As I said, there was just about any kind of business you could want and quite a few you didn’t, such as high interest small loan companies (Yep, they’ve been around since the beginning of time.). From Ninth Street south to Lancaster, the area was known as Lower Main. It was, with the exception of the Telephone Company (AT&T) and the Catholic Church, basically a collection of more or less disreputable flop houses, walk up hotels, bar & grilles and liquor stores, with the occasional antique shop thrown in for good measure. The Cellar (where Secret Service agents went the night before JFK was assassinated) was below ground level at Tenth and Commerce, I think. Union Gospel Mission was located on Throckmorton, about two blocks north of Lancaster, until everything was razed for the current Convention Center and the Mission wound up out on E. Lancaster.

How do I know about that particular part of Ft. Worth, since you darn sure didn’t do any window shopping in the area? Mainly by riding buses home.
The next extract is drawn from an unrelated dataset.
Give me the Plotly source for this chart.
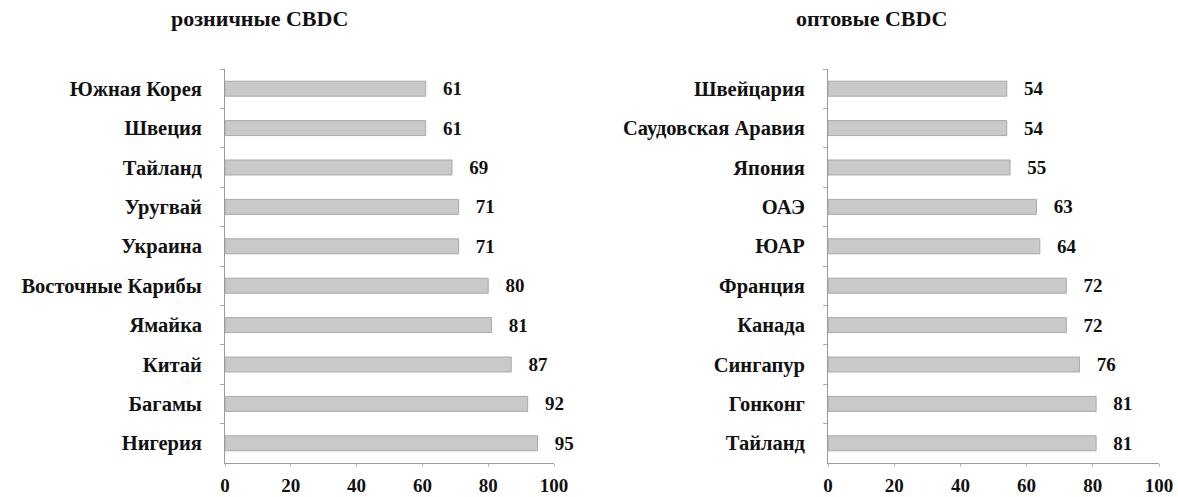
import plotly.graph_objects as go

retail_countries = ["Южная Корея", "Швеция", "Тайланд", "Уругвай", "Украина",
                    "Восточные Карибы", "Ямайка", "Китай", "Багамы", "Нигерия"]
retail_values = [61, 61, 69, 71, 71, 80, 81, 87, 92, 95]

wholesale_countries = ["Швейцария", "Саудовская Аравия", "Япония", "ОАЭ", "ЮАР",
                       "Франция", "Канада", "Сингапур", "Гонконг", "Тайланд"]
wholesale_values = [54, 54, 55, 63, 64, 72, 72, 76, 81, 81]

x_ticks = [0, 20, 40, 60, 80, 100]
titles = ["розничные CBDC", "оптовые CBDC"]

FONT = "Liberation Serif"
W, H = 1178, 497
TXT = dict(family=FONT, size=19, color="#111111", weight="bold")

fig = go.Figure()

def add_panel(cats, vals, xa, ya):
    fig.add_trace(go.Bar(
        y=cats, x=vals, orientation="h",
        xaxis=xa, yaxis=ya,
        marker=dict(color="#c9c9c9", line=dict(color="#a9a9a9", width=1)),
        width=0.38,
        text=vals,
        texttemplate="\u00a0\u00a0\u00a0%{x}",
        textposition="outside",
        constraintext="none",
        textfont=TXT,
        outsidetextfont=TXT,
        cliponaxis=False,
        showlegend=False,
        hoverinfo="skip",
    ))

add_panel(retail_countries, retail_values, "x", "y")
add_panel(wholesale_countries, wholesale_values, "x2", "y2")

ydom = [1 - 463 / H, 1 - 69 / H]
xdom1 = [225 / W, 554 / W]
xdom2 = [828 / W, 1159 / W]

xcommon = dict(range=[0, 100], tickvals=x_ticks, showgrid=False, zeroline=False,
               showline=True, linecolor="#9a9a9a", linewidth=1, automargin=False,
               ticks="outside", ticklen=3, tickcolor="#bbbbbb", ticklabelstandoff=2,
               tickfont=dict(family=FONT, size=19, color="#111111", weight="bold"))
ycommon = dict(autorange="reversed", showgrid=False, zeroline=False,
               showline=True, linecolor="#9a9a9a", linewidth=1, automargin=False,
               ticks="outside", ticklen=4, tickcolor="#aaaaaa", tickson="boundaries",
               ticklabelstandoff=18,
               tickfont=dict(family=FONT, size=20.5, color="#111111", weight="bold"))

fig.update_layout(
    width=W, height=H,
    margin=dict(l=0, r=0, t=0, b=0),
    paper_bgcolor="white", plot_bgcolor="white",
    xaxis=dict(domain=xdom1, anchor="y", **xcommon),
    yaxis=dict(domain=ydom, anchor="x", **ycommon),
    xaxis2=dict(domain=xdom2, anchor="y2", **xcommon),
    yaxis2=dict(domain=ydom, anchor="x2", **ycommon),
    annotations=[
        dict(text="<b>" + titles[0] + "</b>", x=259 / W, y=1 - 18 / H, xref="paper", yref="paper",
             showarrow=False, font=dict(family=FONT, size=22, color="#111111"),
             xanchor="center", yanchor="middle"),
        dict(text="<b>" + titles[1] + "</b>", x=871 / W, y=1 - 18 / H, xref="paper", yref="paper",
             showarrow=False, font=dict(family=FONT, size=22, color="#111111"),
             xanchor="center", yanchor="middle"),
    ],
    font=dict(family=FONT, color="#111111"),
)

fig.write_html("out.html", config={"displayModeBar": False},
               post_script="document.body.style.margin='0px';")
Their route took them straight down Houston to Lancaster or over to Calhoun and then south to Lancaster before heading east. Believe me, you saw some very interesting things while looking out the bus windows. Beyond that, one of my uncles died in 1957 while sitting on a barstool in Richelieu Grill waiting for his breakfast. Massive coronary. He was 65 and had received his first Social Security check only a week or two before.

I went with a couple of cousins to obtain his belongings from his hotel room (A walk-up flophouse with screen doors on the rooms.). By the time we got there, someone had popped the screen and taken everything he had.

Yep, downtown Ft. Worth in that time period was a very interesting mix of the good, the bad and the ugly, but they were good times overall. I still miss it.